Pourtant, un regard averti permet de mettre en doute le bilan de Hallilodzic. D'abord en raison de la qualité de l'adversaire : le groupe de l'Algérie a été probablement le plus faible de la compétition.    La Russie et la Corée étaient un cran au-dessous. La Belgique était moyenne, et l'Allemagne également. Sur ce point précis, la polémique ne s'arrêtera jamais, mais l'Allemagne de 1982 semblait un cran au-dessus de celle de 2014. La suite de la compétition montrera si l'Allemagne ira jusqu'en finale. Face à cette adversité, l'équipe nationale avait donc de la marge, notamment au premier tour. Elle avait aussi un atout essentiel : le vécu de ses joueurs. Ceux-ci évoluent, pour la plupart, dans des grands championnats européens. Ils savent ce qu'est le haut niveau. Ils peuvent tenir le choc. Ils ont la culture du jeu nécessaire pour assimiler un schéma de jeu et appliquer rigoureusement des consignes.

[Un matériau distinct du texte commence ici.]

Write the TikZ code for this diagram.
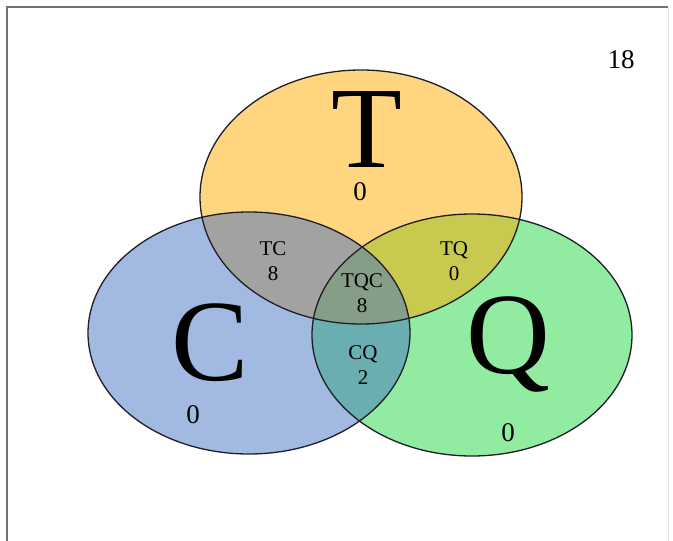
\documentclass[tikz,border=0pt]{standalone}
\usepackage{fontspec}
\setmainfont{Liberation Serif}
\definecolor{tbase}{RGB}{255,171,0}
\definecolor{cbase}{RGB}{69,115,195}
\definecolor{qbase}{RGB}{35,215,65}
\definecolor{edge}{RGB}{30,30,40}
\definecolor{framegray}{RGB}{115,115,115}
\definecolor{framelight}{RGB}{230,230,230}
\tikzset{
  setfill/.style={fill opacity=0.5},
  setedge/.style={draw=edge, line width=1.3pt},
  big/.style={font=\fontsize{116}{116}\selectfont, inner sep=0pt, text depth=0pt, text height=78pt, anchor=base},
  num/.style={font=\fontsize{27}{27}\selectfont, inner sep=0pt},
  lbl/.style={font=\fontsize{21}{25}\selectfont, align=center, inner sep=0pt},
}
\begin{document}
\begin{tikzpicture}[x=1pt,y=-1pt]
\useasboundingbox (0,0) rectangle (673,541);
% frame
\coordinate (f1) at (7,545);
\coordinate (f2) at (7,7);
\coordinate (f3) at (668,7);
\coordinate (f4) at (668,545);
\draw[framegray, line width=2.4pt] (f1) -- (f2) -- (f3);
\draw[framelight, line width=1pt] (f3) -- (f4);
% set centres
\coordinate (cT) at (361,197);
\coordinate (cC) at (249,333);
\coordinate (cQ) at (472,335);
% fills
\fill[qbase, setfill] (cQ) ellipse [x radius=160pt, y radius=121pt];
\fill[tbase, setfill] (cT) ellipse [x radius=161pt, y radius=127pt];
\fill[cbase, setfill] (cC) ellipse [x radius=161pt, y radius=121pt];
% outlines
\draw[setedge] (cQ) ellipse [x radius=160pt, y radius=121pt];
\draw[setedge] (cT) ellipse [x radius=161pt, y radius=127pt];
\draw[setedge] (cC) ellipse [x radius=161pt, y radius=121pt];
% big letters
\node[big] (T) at (367,167) {T};
\node[big] (C) at (210,380) {C};
\node[big] (Q) at (508,373) {Q};
% numbers
\node[num] (n18) at (621,60) {18};
\node[num] (nT) at (360,192) {0};
\node[num] (nC) at (193,415) {0};
\node[num] (nQ) at (508,433) {0};
% overlaps
\node[lbl] (TC) at (273,261) {TC\\8};
\node[lbl] (TQ) at (454,261) {TQ\\0};
\node[lbl] (TQC) at (362,293) {TQC\\8};
\node[lbl] (CQ) at (363,365) {CQ\\2};
\end{tikzpicture}
\end{document}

Les commentateurs, eux, ont relevé un changement de cap après la défaite contre la Belgique. Leur attitude a, curieusement, évolué parallèlement à celle de la presse. Soucieux de plaire, ils ont oublié des lacunes évidentes, et se sont mis à développer un discours populiste : jouer l'offensive, jouer devant, prendre des risques, etc.

Ce qui a été fatal à l'équipe nationale face à l'Allemagne: le second but allemand, celui qui a tué le match, a été encaissé en raison de cette imprudence, un classique dans ce genre de situation. Ce qui rappelle une évidence, occultée par les commentateurs, qui ont forgé l'opinion sur l'équipe nationale pendant cette coupe du monde: la manière de jouer compte, mais c'est le résultat qu'on retiendra en définitive. Et contrairement à ce qui a été écrit, une défaite est plus amère qu'héroïque.

1. Saïd Selhani, Archives du football algérien, Editions ed-Diwan, 320 pages, 2014, 2.000 dinars.